Do the banks need a perspective lesson?

The one-way direction that our banks distribute rate pain makes you wonder about their grip on responsibilities as businesses.

Perspective is a fascinating phenomenon because it results in one entity being seen differently according to the position of the observer.

 

If I look upon the Sydney Harbour Bridge from my bedroom in Sydney it will appear different to someone viewing it from another location on the harbour. What is beautiful about the bridge and so many other wonderful structures is that it exists in a context, and that context embraces the multitude of perceptions that are experienced, depending upon the location of the perceiver rather than the location of the building. In other words, the bridge is part of its environment.

 

Businesses are like that, and yet so many people involved in the business don’t recognise the fact and ultimately get into a lot of trouble. Businesses have to be seen in their context of a living, organic structure in the wider community.

 

For instance, a business has customers and it has suppliers with whom it has direct associations of a commercial nature. It also has wider community responsibilities and relationships that may not be strictly commercial, such as responsibilities not to pollute.

 

The interaction of businesses with the community is so complex and extensive that it actually becomes part of an organic fabric of which its internal operations are only a part. Many successful managers understand this and see their business as an entity that is perceived differently by different people from internal employees to public servants in the tax department.

 

Enter the major banks. I never thought that I would see the day when I would give a management lecture to the multi-million dollar employees running the major Australian banks. Recent events indicate that they do not understand the complexity of the perceptions to which they have to respond.

 

The Reserve Bank puts up interest rates and so the banks quickly follow suit and increase the interest rates they charge their customers. The reason they do it is to protect one segment of “perceivers” called the shareholders. They want to make sure that the shareholder is not disadvantaged by the tightening of the Reserve Bank.

 

In another sense, they might argue that they are doing their bit to help the Reserve Bank manage the inflationary forces in the economy. The immediate beneficiary is the shareholder and the immediate loser is the customer who perceives the bank from a different perspective. The customers are part of the context and are an essential component of the environment.

 

What happens here is that the bank has a narrow perspective and sees itself as a closed entity and not an entity in the wider context of the community. The passing on of interest rate rises is essential to protect the inner structure of the bank because management can only perceive that inner structure. It is like the management of the Sydney Harbour Bridge only seeing the bridge as an income generating entity and not a thing of beauty from Cremorne Point or a structure of social utility.

 

Then the banks mess up and credit becomes tight and expensive.
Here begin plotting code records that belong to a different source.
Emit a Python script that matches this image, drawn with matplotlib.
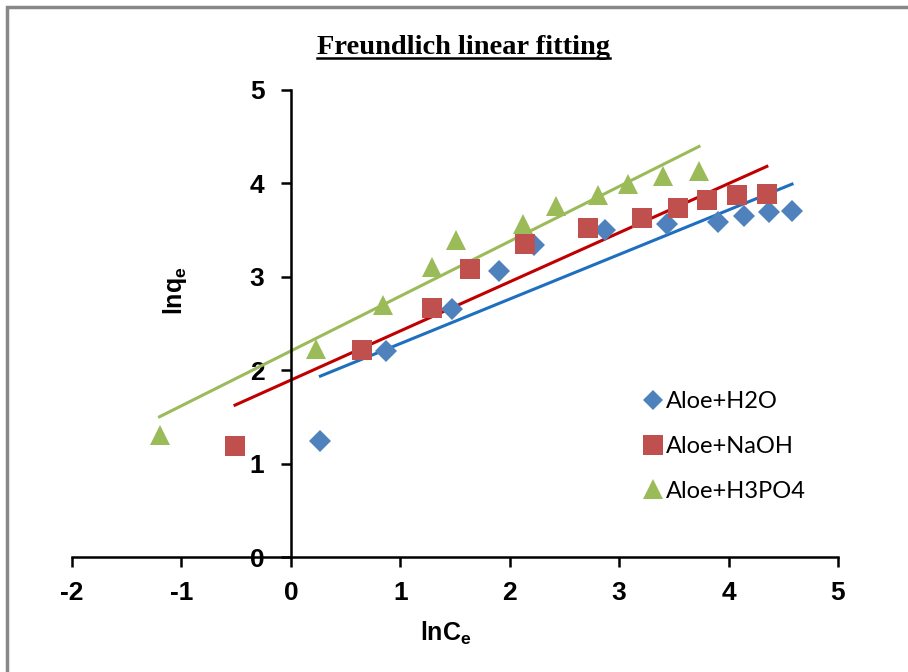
import matplotlib
matplotlib.use('Agg')
import matplotlib.pyplot as plt
import numpy as np
from matplotlib.patches import Rectangle
from matplotlib.lines import Line2D

# lnCe / lnqe values
h2o_x = [0.27, 0.87, 1.47, 1.90, 2.22, 2.87, 3.44, 3.90, 4.14, 4.37, 4.58]
h2o_y = [1.24, 2.21, 2.66, 3.06, 3.34, 3.50, 3.57, 3.59, 3.65, 3.69, 3.70]

naoh_x = [-0.51, 0.65, 1.29, 1.64, 2.14, 2.72, 3.21, 3.54, 3.80, 4.08, 4.35]
naoh_y = [1.19, 2.22, 2.67, 3.08, 3.35, 3.52, 3.63, 3.74, 3.82, 3.88, 3.89]

h3po4_x = [-1.20, 0.23, 0.84, 1.29, 1.51, 2.12, 2.42, 2.81, 3.08, 3.40, 3.73]
h3po4_y = [1.31, 2.23, 2.70, 3.10, 3.39, 3.57, 3.76, 3.88, 3.99, 4.08, 4.13]

labels = ['Aloe+H2O', 'Aloe+NaOH', 'Aloe+H3PO4']
marker_colors = ['#4F81BD', '#C0504D', '#9BBB59']
line_colors = ['#1F6FC0', '#C00000', '#9BBB59']
markers = ['D', 's', '^']
msizes = [11, 15, 15]

x_ticks = [-2, -1, 0, 1, 2, 3, 4, 5]
y_ticks = [0, 1, 2, 3, 4, 5]

plt.rcParams['axes.unicode_minus'] = False
tick_font = ['Liberation Sans', 'DejaVu Sans']

fig = plt.figure(figsize=(9.08, 6.72), dpi=100)
ax = fig.add_axes([0.0793, 0.1711, 0.8436, 0.695])

series = [(h2o_x, h2o_y), (naoh_x, naoh_y), (h3po4_x, h3po4_y)]
for (xs, ys), lab, mc, lc, mk, ms in zip(series, labels, marker_colors,
                                          line_colors, markers, msizes):
    xs = np.array(xs)
    ys = np.array(ys)
    ax.plot(xs, ys, linestyle='none', marker=mk, color=mc, markersize=ms,
            markeredgewidth=0, label=lab, zorder=3)
    # linear trendline over the data range (like excel)
    k, b = np.polyfit(xs, ys, 1)
    xx = np.array([xs.min(), xs.max()])
    ax.plot(xx, k * xx + b, color=lc, linewidth=2.2, zorder=2)

ax.set_xlim(-2, 5)
ax.set_ylim(0, 5)
ax.set_xticks(x_ticks)
ax.set_yticks(y_ticks)

ax.spines['left'].set_position(('data', 0))
ax.spines['top'].set_visible(False)
ax.spines['right'].set_visible(False)
ax.spines['left'].set_linewidth(1.8)
ax.spines['bottom'].set_linewidth(1.8)
ax.tick_params(direction='out', length=7, width=1.8, labelsize=19)
ax.tick_params(axis='x', pad=10)
ax.tick_params(axis='y', pad=12)
for t in ax.get_xticklabels() + ax.get_yticklabels():
    t.set_fontfamily(tick_font)
    t.set_fontweight('bold')

fig.text(0.491, 0.058, r'lnC$_\mathregular{e}$', ha='center', va='center',
         fontsize=18, fontweight='bold', family=tick_font)
fig.text(0.193, 0.567, r'lnq$_\mathregular{e}$', ha='center', va='center',
         rotation=90, fontsize=18, fontweight='bold', family=tick_font)

title = fig.text(0.51, 0.93, 'Freundlich linear fitting', ha='center',
                 va='center', fontsize=20.5, fontweight='bold',
                 family=['Liberation Serif', 'DejaVu Serif'])

leg = ax.legend(loc='upper left', bbox_to_anchor=(0.715, 0.40), frameon=False,
                prop={'family': ['Lato', 'DejaVu Sans'], 'size': 17},
                handletextpad=0.05, handlelength=1.0, labelspacing=1.0,
                markerscale=0.95)

# outer chart border (only left/top visible in the frame)
fig.patches.append(Rectangle((0.0075, -0.1), 1.2, 1.0895,
                             transform=fig.transFigure, fill=False,
                             edgecolor='#888888', linewidth=2.5))

# underline the title
fig.canvas.draw()
bb = title.get_window_extent(fig.canvas.get_renderer())
bbf = bb.transformed(fig.transFigure.inverted())
fig.lines.append(Line2D([bbf.x0, bbf.x1], [bbf.y0 + 0.002, bbf.y0 + 0.002],
                        transform=fig.transFigure, color='black',
                        linewidth=1.8))

fig.savefig('out.png', dpi=100)
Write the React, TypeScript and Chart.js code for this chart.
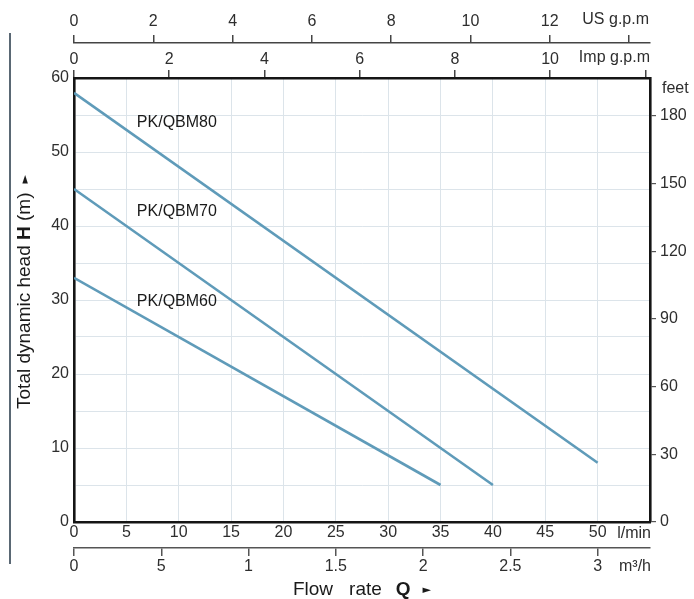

Once again, the response is to see only what we might call the “inorganic” structure of the bank, with its shareholders and internal operations.

 

Should the shareholders take the hit for the mess up? No, that wouldn’t fit in with the internal perspective management has that its principle responsibility is to its shareholders. So, who pays for the mess up? The customers of course, because they are perceived to be separate from the bank’s structure and responsibilities.

 

Then the Reserve Bank lowers interest rates. Will the banks pass these reductions in costs on to the public? The reason the Reserve Bank is lowering interest rates is to extend relief to the bank’s customers so that they won’t go belly up and damage the economy further. Management at the bank once again fails to perceive its role in the wider context of the complex environment of a business but simply sees its unilateral responsibility to the shareholder and decides not to pass on the relief to the customer but to protect the shareholder’s investment.

 

People within the bank can perhaps perceive the wisdom of this approach, but customers and the wider community have a different perception.

 

Businesses that rigidly focus on the uni-dimensional perception of its role to protect the interest of the shareholders without understanding its wider responsibilities to other stake holders, none the least of which are the customers, put their businesses at risk for two reasons.

 

The first is that without customers, shareholder funds disappear pretty quickly, and so you don’t continually stick it to the customer, no matter how big you are, because there is always a day of reckoning.

 

If the customers perceive they are getting a raw deal, history suggests that the outcome is often bad for the business if only because politicians perceive customers as voters and when their patience is exhausted, the hand of government can come into play.

 

The second is that businesses are not uni dimensional structures but are complex entities in the wider community. Generally speaking there are a lot more customers than shareholders. Once management loses touch with the many stakeholders who have different and negative perceptions of the business, the delicate patch work of the commercial quilt falls apart with damage to all, including shareholders and management.